- _WHAT NEEDS TO BE DONE_
List all lines in the material below that contain "draw".

>>>

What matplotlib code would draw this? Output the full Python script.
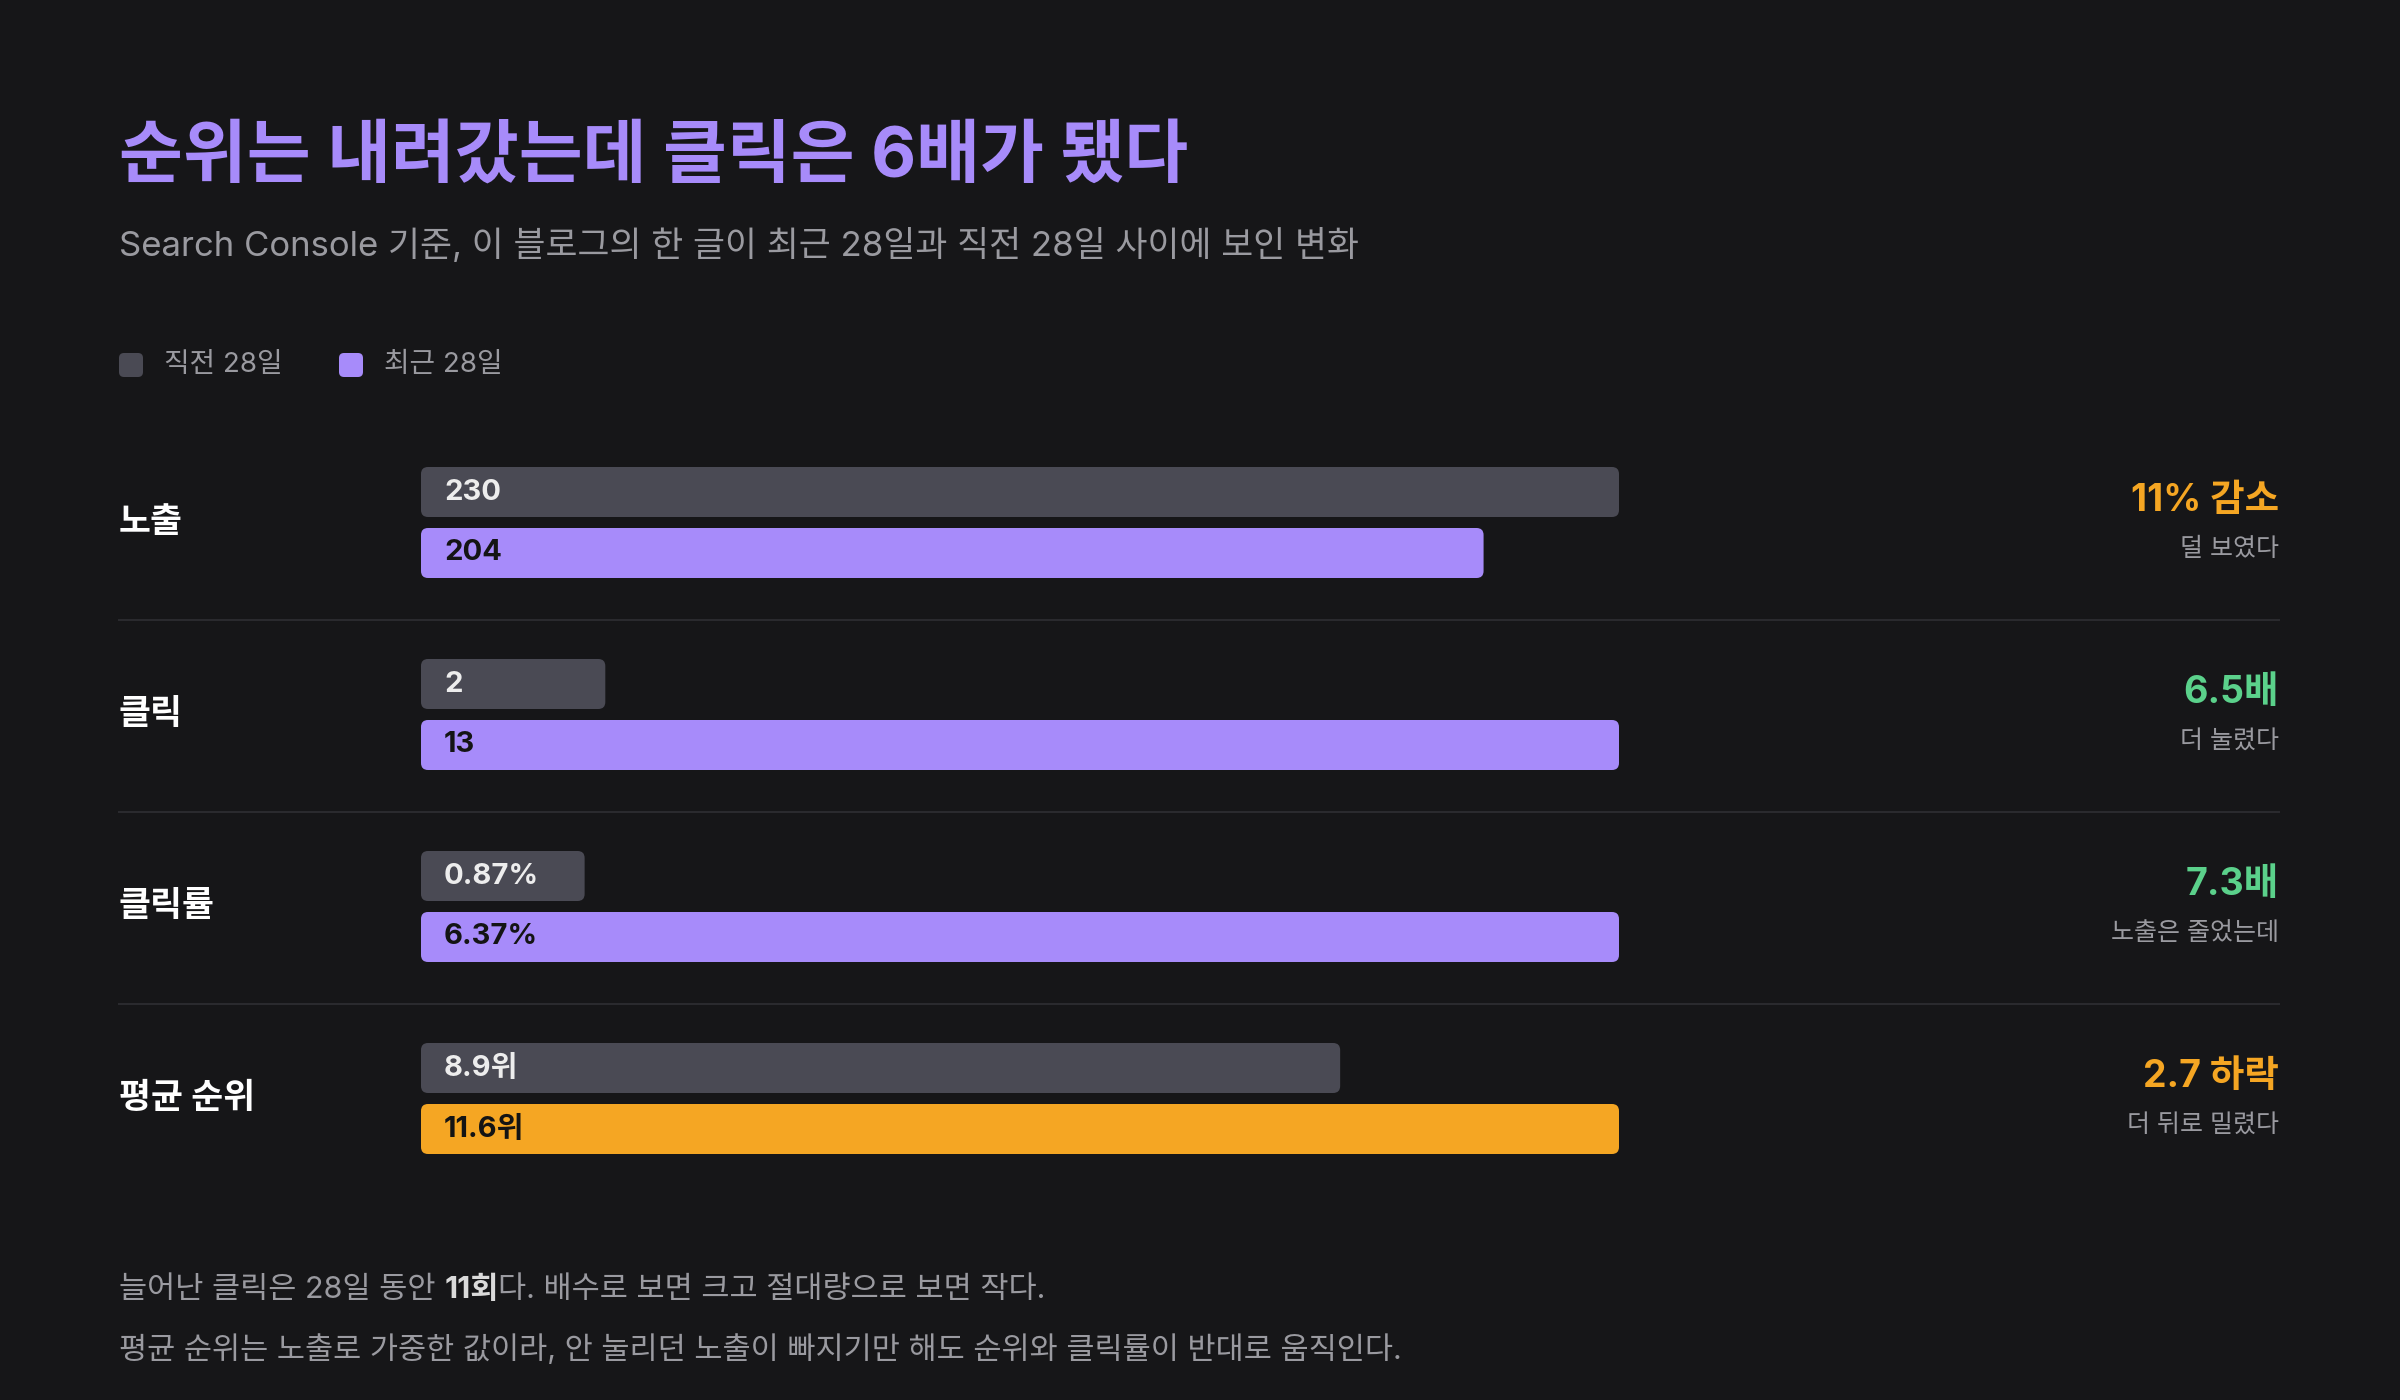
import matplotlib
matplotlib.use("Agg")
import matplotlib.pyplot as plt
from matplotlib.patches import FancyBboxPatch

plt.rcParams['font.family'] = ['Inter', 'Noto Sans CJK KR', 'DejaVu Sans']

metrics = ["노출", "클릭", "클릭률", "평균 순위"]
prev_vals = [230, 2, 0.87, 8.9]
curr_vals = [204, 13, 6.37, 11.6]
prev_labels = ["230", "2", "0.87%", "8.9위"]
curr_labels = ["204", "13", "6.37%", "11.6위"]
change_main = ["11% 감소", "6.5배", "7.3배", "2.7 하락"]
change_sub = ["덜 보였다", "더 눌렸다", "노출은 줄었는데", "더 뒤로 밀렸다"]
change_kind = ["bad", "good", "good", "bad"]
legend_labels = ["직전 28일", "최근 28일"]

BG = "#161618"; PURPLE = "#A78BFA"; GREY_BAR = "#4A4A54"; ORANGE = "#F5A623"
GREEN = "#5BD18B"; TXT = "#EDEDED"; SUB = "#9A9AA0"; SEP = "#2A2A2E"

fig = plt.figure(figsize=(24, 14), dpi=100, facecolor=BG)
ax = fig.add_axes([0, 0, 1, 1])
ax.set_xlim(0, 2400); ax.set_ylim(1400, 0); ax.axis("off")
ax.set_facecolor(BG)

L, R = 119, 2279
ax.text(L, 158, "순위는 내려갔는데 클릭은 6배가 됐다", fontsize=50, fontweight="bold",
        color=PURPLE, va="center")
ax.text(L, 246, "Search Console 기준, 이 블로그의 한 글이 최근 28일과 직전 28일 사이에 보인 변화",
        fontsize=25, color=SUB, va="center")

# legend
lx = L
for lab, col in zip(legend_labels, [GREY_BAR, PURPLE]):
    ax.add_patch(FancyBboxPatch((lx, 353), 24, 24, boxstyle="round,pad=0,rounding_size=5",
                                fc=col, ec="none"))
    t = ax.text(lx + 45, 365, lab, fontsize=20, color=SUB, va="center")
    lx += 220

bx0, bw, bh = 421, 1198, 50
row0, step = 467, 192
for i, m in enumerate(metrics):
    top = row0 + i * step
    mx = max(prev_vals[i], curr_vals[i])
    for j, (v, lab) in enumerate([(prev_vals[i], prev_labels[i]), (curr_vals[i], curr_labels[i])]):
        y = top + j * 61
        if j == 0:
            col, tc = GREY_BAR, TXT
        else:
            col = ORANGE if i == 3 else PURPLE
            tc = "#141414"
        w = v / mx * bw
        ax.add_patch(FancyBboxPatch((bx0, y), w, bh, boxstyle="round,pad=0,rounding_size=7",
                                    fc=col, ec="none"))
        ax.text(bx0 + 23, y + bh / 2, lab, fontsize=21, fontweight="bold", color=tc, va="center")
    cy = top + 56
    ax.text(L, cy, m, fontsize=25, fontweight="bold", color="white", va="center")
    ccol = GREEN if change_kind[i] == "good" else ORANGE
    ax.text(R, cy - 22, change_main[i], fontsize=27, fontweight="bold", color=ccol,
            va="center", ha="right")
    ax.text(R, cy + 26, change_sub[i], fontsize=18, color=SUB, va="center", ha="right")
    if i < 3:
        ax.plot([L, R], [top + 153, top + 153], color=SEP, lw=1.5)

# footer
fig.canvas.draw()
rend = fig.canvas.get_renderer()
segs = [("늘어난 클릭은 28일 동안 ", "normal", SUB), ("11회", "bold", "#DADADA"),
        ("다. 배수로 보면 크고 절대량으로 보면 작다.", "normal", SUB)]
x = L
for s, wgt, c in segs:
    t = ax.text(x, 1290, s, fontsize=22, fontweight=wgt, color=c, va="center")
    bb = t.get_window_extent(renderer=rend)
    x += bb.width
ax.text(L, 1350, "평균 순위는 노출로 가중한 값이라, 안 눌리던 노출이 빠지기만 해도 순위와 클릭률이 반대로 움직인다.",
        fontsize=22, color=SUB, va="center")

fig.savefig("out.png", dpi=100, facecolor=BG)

<<<

- _REPLY_
What matplotlib code would draw this? Output the full Python script.
fig.canvas.draw()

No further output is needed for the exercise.